## START Given data

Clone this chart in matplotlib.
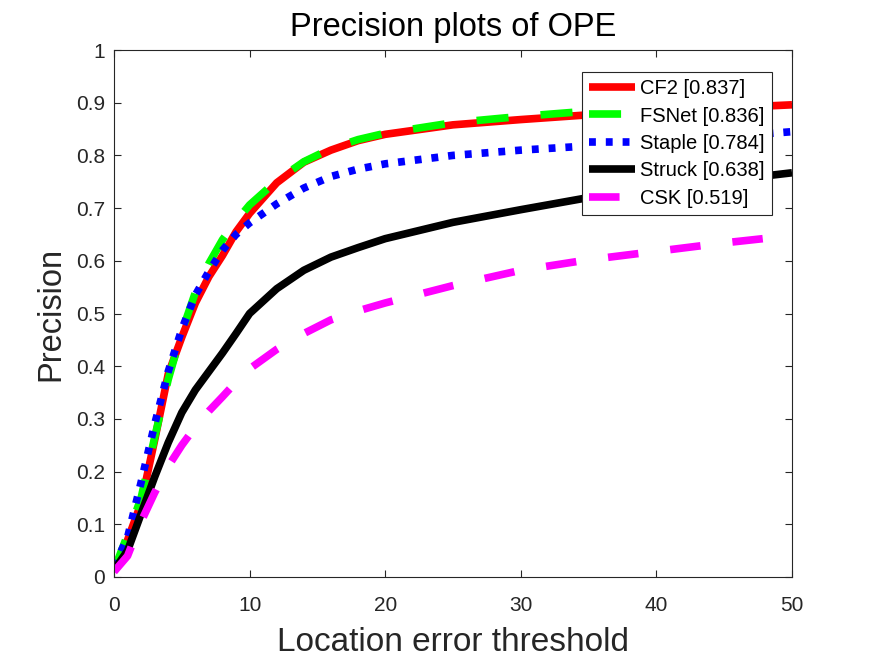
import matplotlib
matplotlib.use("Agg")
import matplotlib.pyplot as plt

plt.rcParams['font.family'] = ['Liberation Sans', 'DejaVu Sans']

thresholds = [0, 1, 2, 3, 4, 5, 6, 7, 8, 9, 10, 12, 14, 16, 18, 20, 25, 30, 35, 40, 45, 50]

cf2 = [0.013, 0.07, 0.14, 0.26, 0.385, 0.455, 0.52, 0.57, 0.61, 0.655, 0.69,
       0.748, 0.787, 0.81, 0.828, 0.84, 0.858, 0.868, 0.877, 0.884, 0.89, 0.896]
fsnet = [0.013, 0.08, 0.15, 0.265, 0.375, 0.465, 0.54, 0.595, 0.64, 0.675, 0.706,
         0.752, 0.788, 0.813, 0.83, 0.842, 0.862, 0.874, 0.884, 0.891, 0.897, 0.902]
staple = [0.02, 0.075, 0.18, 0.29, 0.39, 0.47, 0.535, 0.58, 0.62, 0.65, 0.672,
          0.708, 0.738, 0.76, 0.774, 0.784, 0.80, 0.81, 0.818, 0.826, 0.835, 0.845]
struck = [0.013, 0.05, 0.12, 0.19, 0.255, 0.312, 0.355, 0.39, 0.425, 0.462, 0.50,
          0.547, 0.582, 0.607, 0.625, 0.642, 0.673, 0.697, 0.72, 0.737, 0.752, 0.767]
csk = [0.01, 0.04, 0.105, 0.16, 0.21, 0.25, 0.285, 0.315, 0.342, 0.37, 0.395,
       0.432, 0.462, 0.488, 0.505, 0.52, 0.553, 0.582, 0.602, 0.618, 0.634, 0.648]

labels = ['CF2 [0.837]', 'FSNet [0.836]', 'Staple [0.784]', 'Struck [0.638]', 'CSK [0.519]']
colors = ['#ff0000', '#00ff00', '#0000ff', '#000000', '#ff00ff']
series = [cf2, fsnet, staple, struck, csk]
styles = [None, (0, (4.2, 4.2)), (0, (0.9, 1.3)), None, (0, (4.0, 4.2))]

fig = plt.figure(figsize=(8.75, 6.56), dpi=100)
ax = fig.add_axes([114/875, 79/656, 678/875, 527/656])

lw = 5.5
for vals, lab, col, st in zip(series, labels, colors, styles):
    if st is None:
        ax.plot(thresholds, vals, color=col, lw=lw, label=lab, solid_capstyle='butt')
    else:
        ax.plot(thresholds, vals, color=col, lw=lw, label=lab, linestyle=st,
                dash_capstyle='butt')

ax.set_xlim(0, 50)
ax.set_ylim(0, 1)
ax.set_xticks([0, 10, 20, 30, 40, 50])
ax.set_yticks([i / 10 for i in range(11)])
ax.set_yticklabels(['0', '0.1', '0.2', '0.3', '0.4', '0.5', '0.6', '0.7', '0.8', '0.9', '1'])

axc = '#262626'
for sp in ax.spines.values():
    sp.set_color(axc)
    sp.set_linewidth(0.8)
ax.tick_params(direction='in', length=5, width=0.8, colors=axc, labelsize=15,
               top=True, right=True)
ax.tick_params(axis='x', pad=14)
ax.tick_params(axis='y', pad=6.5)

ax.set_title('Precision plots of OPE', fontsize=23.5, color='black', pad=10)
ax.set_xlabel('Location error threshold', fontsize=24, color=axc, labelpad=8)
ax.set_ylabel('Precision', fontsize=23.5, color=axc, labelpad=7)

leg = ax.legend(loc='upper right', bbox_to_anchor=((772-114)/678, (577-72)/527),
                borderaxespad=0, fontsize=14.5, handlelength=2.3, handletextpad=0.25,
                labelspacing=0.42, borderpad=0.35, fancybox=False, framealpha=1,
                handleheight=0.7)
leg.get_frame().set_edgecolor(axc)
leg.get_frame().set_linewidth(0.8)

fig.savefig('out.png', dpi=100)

## END Given data

Write out, word for word, the lines from the start of the data through the one holding "0.618, 0.634, 0.648]". Omit pictures.

▶ _Response to this task_
Clone this chart in matplotlib.
import matplotlib
matplotlib.use("Agg")
import matplotlib.pyplot as plt

plt.rcParams['font.family'] = ['Liberation Sans', 'DejaVu Sans']

thresholds = [0, 1, 2, 3, 4, 5, 6, 7, 8, 9, 10, 12, 14, 16, 18, 20, 25, 30, 35, 40, 45, 50]

cf2 = [0.013, 0.07, 0.14, 0.26, 0.385, 0.455, 0.52, 0.57, 0.61, 0.655, 0.69,
       0.748, 0.787, 0.81, 0.828, 0.84, 0.858, 0.868, 0.877, 0.884, 0.89, 0.896]
fsnet = [0.013, 0.08, 0.15, 0.265, 0.375, 0.465, 0.54, 0.595, 0.64, 0.675, 0.706,
         0.752, 0.788, 0.813, 0.83, 0.842, 0.862, 0.874, 0.884, 0.891, 0.897, 0.902]
staple = [0.02, 0.075, 0.18, 0.29, 0.39, 0.47, 0.535, 0.58, 0.62, 0.65, 0.672,
          0.708, 0.738, 0.76, 0.774, 0.784, 0.80, 0.81, 0.818, 0.826, 0.835, 0.845]
struck = [0.013, 0.05, 0.12, 0.19, 0.255, 0.312, 0.355, 0.39, 0.425, 0.462, 0.50,
          0.547, 0.582, 0.607, 0.625, 0.642, 0.673, 0.697, 0.72, 0.737, 0.752, 0.767]
csk = [0.01, 0.04, 0.105, 0.16, 0.21, 0.25, 0.285, 0.315, 0.342, 0.37, 0.395,
       0.432, 0.462, 0.488, 0.505, 0.52, 0.553, 0.582, 0.602, 0.618, 0.634, 0.648]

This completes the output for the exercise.